| Aim of the exercise |
Find out how many lines of the material contain the string "this" and give only that figure.

| Input |
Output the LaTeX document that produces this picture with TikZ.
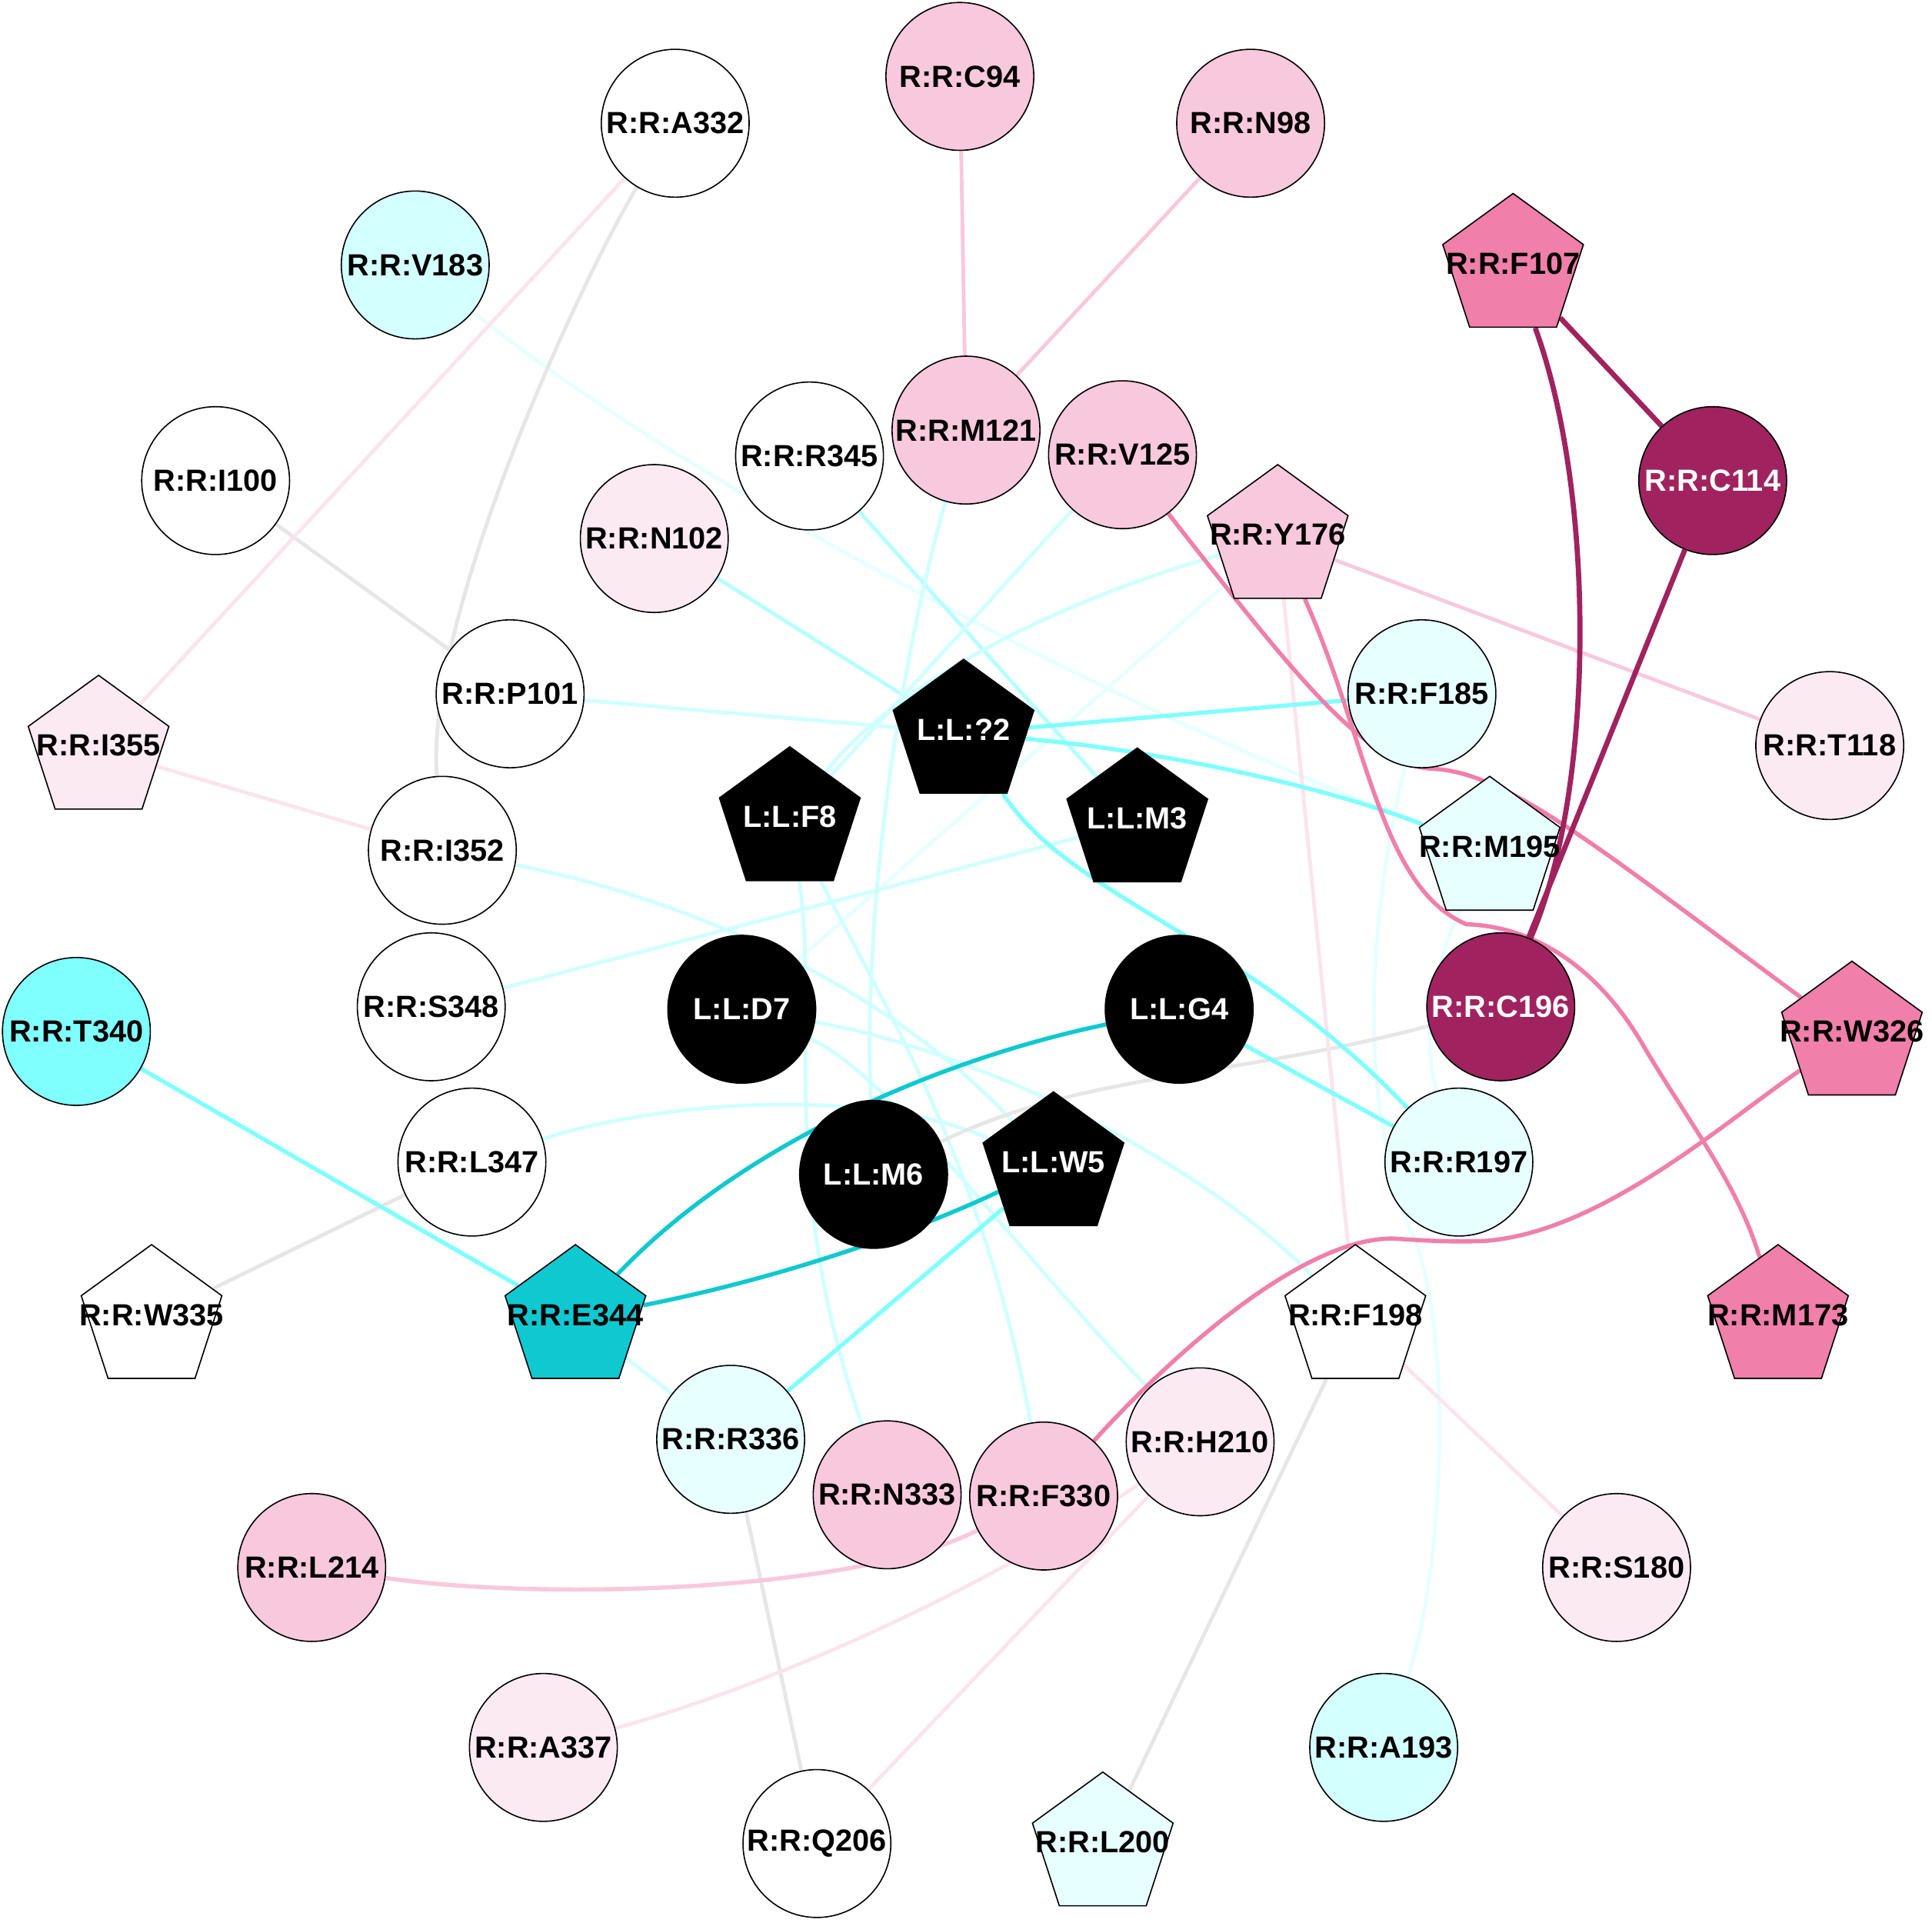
\documentclass[tikz,border=0pt]{standalone}
\usepackage{fontspec}
\setmainfont{Liberation Sans}
\usetikzlibrary{shapes.geometric}
\pgfdeclarelayer{back}
\pgfdeclarelayer{bg}
\pgfsetlayers{back,bg,main}
\definecolor{cPk}{HTML}{F8C8DC}
\definecolor{cVp}{HTML}{FBEAF2}
\definecolor{cHp}{HTML}{F07FAA}
\definecolor{cDm}{HTML}{A0235F}
\definecolor{cLc}{HTML}{D4FFFF}
\definecolor{cVc}{HTML}{E8FFFF}
\definecolor{cCy}{HTML}{80FFFF}
\definecolor{cDc}{HTML}{10C8D0}
\definecolor{cGy}{HTML}{E6E6E6}
\definecolor{ePl}{HTML}{FBE4EE}
\definecolor{eLc}{HTML}{D0FFFF}
\definecolor{eMc}{HTML}{B4FFFF}
\definecolor{eVc}{HTML}{E6FFFF}
\newcommand{\Cn}[5]{\node[nd,fill=#4] (#1) at (#3) {};\node[lbl,#5] (#1t) at (#1.center) {#2};}
\newcommand{\Pn}[5]{\node[pent,fill=#4] (#1) at (#3) {};\node[lbl,#5] (#1t) at ([yshift=1.5pt]#1.center) {#2};}
\begin{document}
\begin{tikzpicture}[x=0.5pt,y=-0.5pt,
  nd/.style={circle,draw=black,line width=0.5pt,minimum size=60pt,inner sep=0pt},
  pent/.style={regular polygon,regular polygon sides=5,draw=black,line width=0.5pt,minimum size=60pt,inner sep=0pt},
  lbl/.style={font=\fontsize{12.4pt}{14pt}\selectfont\bfseries,text=black,inner sep=0pt},
  wt/.style={text=white},
  e/.style={line width=1.5pt},
  es/.style={line width=1.7pt},
  e2/.style={line width=2.1pt}]
\useasboundingbox (0,0) rectangle (1568,1560);
\begin{pgfonlayer}{back}
\fill[white] (0,0) rectangle (1568,1560);
\end{pgfonlayer}
% nodes
\Cn{A332}{R:R:A332}{548,100}{white}{}
\Cn{C94}{R:R:C94}{779,62}{cPk}{}
\Cn{N98}{R:R:N98}{1015,100}{cPk}{}
\Cn{V183}{R:R:V183}{337,215}{cLc}{}
\Pn{F107}{R:R:F107}{1228,217}{cHp}{}
\Cn{I100}{R:R:I100}{175,390}{white}{}
\Cn{R345}{R:R:R345}{657,370}{white}{}
\Cn{M121}{R:R:M121}{784,349}{cPk}{}
\Cn{V125}{R:R:V125}{911,369}{cPk}{}
\Cn{C114}{R:R:C114}{1390,390}{cDm}{wt}
\Cn{N102}{R:R:N102}{531,437}{cVp}{}
\Pn{Y176}{R:R:Y176}{1037,437}{cPk}{}
\Cn{P101}{R:R:P101}{414,563}{white}{}
\Cn{F185}{R:R:F185}{1154,563}{cVc}{}
\Cn{T118}{R:R:T118}{1485,605}{cVp}{}
\Pn{I355}{R:R:I355}{80,608}{cVp}{}
\Pn{Q2}{L:L:?2}{782,595}{black}{wt}
\Pn{F8}{L:L:F8}{641,666}{black}{wt}
\Pn{M3}{L:L:M3}{923,667}{black}{wt}
\Cn{I352}{R:R:I352}{359,690}{white}{}
\Pn{M195}{R:R:M195}{1209,690}{cVc}{}
\Cn{S348}{R:R:S348}{350,817}{white}{}
\Cn{D7}{L:L:D7}{602,819}{black}{wt}
\Cn{G4}{L:L:G4}{957,819}{black}{wt}
\Cn{C196}{R:R:C196}{1218,817}{cDm}{wt}
\Pn{W326}{R:R:W326}{1503,840}{cHp}{}
\Cn{T340}{R:R:T340}{62,837}{cCy}{}
\Cn{L347}{R:R:L347}{383,943}{white}{}
\Cn{M6}{L:L:M6}{709,953}{black}{wt}
\Pn{W5}{L:L:W5}{855,946}{black}{wt}
\Cn{R197}{R:R:R197}{1184,943}{cVc}{}
\Pn{W335}{R:R:W335}{123,1070}{white}{}
\Pn{E344}{R:R:E344}{467,1070}{cDc}{}
\Pn{F198}{R:R:F198}{1100,1070}{white}{}
\Pn{M173}{R:R:M173}{1443,1070}{cHp}{}
\Cn{R336}{R:R:R336}{593,1168}{cVc}{}
\Cn{N333}{R:R:N333}{720,1213}{cPk}{}
\Cn{F330}{R:R:F330}{847,1214}{cPk}{}
\Cn{H210}{R:R:H210}{974,1170}{cVp}{}
\Cn{L214}{R:R:L214}{253,1272}{cPk}{}
\Cn{S180}{R:R:S180}{1312,1272}{cVp}{}
\Cn{A337}{R:R:A337}{441,1418}{cVp}{}
\Cn{Q206}{R:R:Q206}{663,1496}{white}{}
\Pn{L200}{R:R:L200}{895,1498}{cVc}{}
\Cn{A193}{R:R:A193}{1123,1418}{cLc}{}
% edges
\begin{pgfonlayer}{bg}
% very light cyan
\draw[e,eVc] (V183) .. controls (540,380) and (880,565) .. (M195);
\draw[e,eVc] (F185) .. controls (1110,750) and (1100,900) .. (1150,1010) .. controls (1180,1100) and (1170,1280) .. (A193);
\draw[e,eVc] (M195) .. controls (1160,790) and (1155,850) .. (R197);
\draw[e,eVc] (Y176) -- (D7);
% light cyan
\draw[e,eMc] (N102) -- (Q2);
\draw[e,eLc] (P101) -- (Q2);
\draw[e,eMc] (R345) -- (M3);
\draw[e,eLc] (S348) -- (M3);
\draw[e,eLc] (M121) .. controls (735,520) and (700,720) .. (M6);
\draw[e,eLc] (V125) -- (F8);
\draw[e,eLc] (Y176) .. controls (850,490) and (720,560) .. (F8);
\draw[e,eLc] (I352) .. controls (560,730) and (720,800) .. (W5);
\draw[e,eLc] (L347) .. controls (530,895) and (700,880) .. (W5);
\draw[e,eLc] (D7) .. controls (780,850) and (960,930) .. (F198);
\draw[e,eLc] (D7) .. controls (720,870) and (820,1010) .. (H210);
\draw[e,eLc] (F8) .. controls (665,820) and (630,960) .. (N333);
\draw[e,eLc] (F8) .. controls (720,820) and (800,950) .. (F330);
\draw[e,eLc] (E344) -- (R336);
% gray
\draw[e,cGy] (A332) .. controls (470,230) and (345,500) .. (I352);
\draw[e,cGy] (I100) -- (P101);
\draw[e,cGy] (L347) -- (W335);
\draw[e,cGy] (R336) -- (Q206);
\draw[e,cGy] (F198) -- (L200);
\draw[e,cGy] (C196) .. controls (1000,875) and (880,870) .. (M6);
% light pink
\draw[e,ePl] (A332) -- (I355);
\draw[e,ePl] (I355) -- (I352);
\draw[e,ePl] (Y176) -- (F198);
\draw[e,ePl] (F198) -- (S180);
\draw[e,ePl] (A337) .. controls (620,1370) and (800,1290) .. (H210);
\draw[e,ePl] (Q206) -- (H210);
% pink
\draw[e,cPk] (C94) -- (M121);
\draw[e,cPk] (N98) -- (M121);
\draw[e,cPk] (Y176) -- (T118);
\draw[es,cPk] (L214) .. controls (450,1300) and (700,1290) .. (F330);
% strong cyan
\draw[es,cCy] (F185) -- (Q2);
\draw[es,cCy] (Q2) .. controls (950,610) and (1080,640) .. (M195);
\draw[es,cCy] (Q2) .. controls (870,730) and (1010,760) .. (R197);
\draw[es,cCy] (G4) -- (R197);
\draw[es,cCy] (W5) -- (R336);
\draw[es,cCy] (T340) -- (E344);
\draw[es,cDc] (G4) .. controls (760,860) and (600,930) .. (E344);
\draw[es,cDc] (W5) .. controls (730,1005) and (620,1040) .. (E344);
% hot pink
\draw[es,cHp] (V125) .. controls (1060,560) and (1110,622) .. (1165,624) .. controls (1225,628) and (1300,690) .. (W326);
\draw[es,cHp] (Y176) .. controls (1110,600) and (1120,720) .. (1190,750) .. controls (1250,752) and (1300,790) .. (1334,849) .. controls (1370,910) and (1410,960) .. (M173);
\draw[es,cHp] (F330) .. controls (960,1090) and (1060,1005) .. (1130,1005) .. controls (1160,1007) and (1180,1008) .. (1205,1007) .. controls (1300,1000) and (1400,910) .. (W326);
% dark magenta
\draw[e2,cDm] (F107) -- (C114);
\draw[e2,cDm] (F107) .. controls (1295,400) and (1295,640) .. (C196);
\draw[e2,cDm] (C114) -- (C196);
\end{pgfonlayer}
\end{tikzpicture}
\end{document}
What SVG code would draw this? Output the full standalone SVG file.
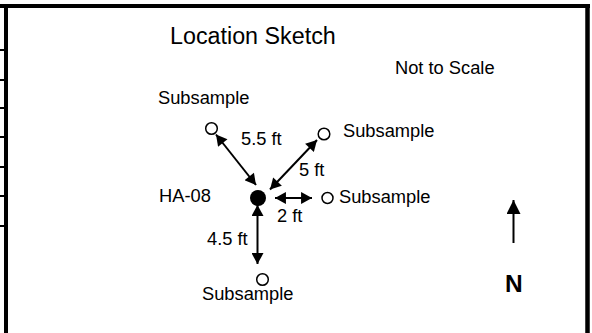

| The result |
2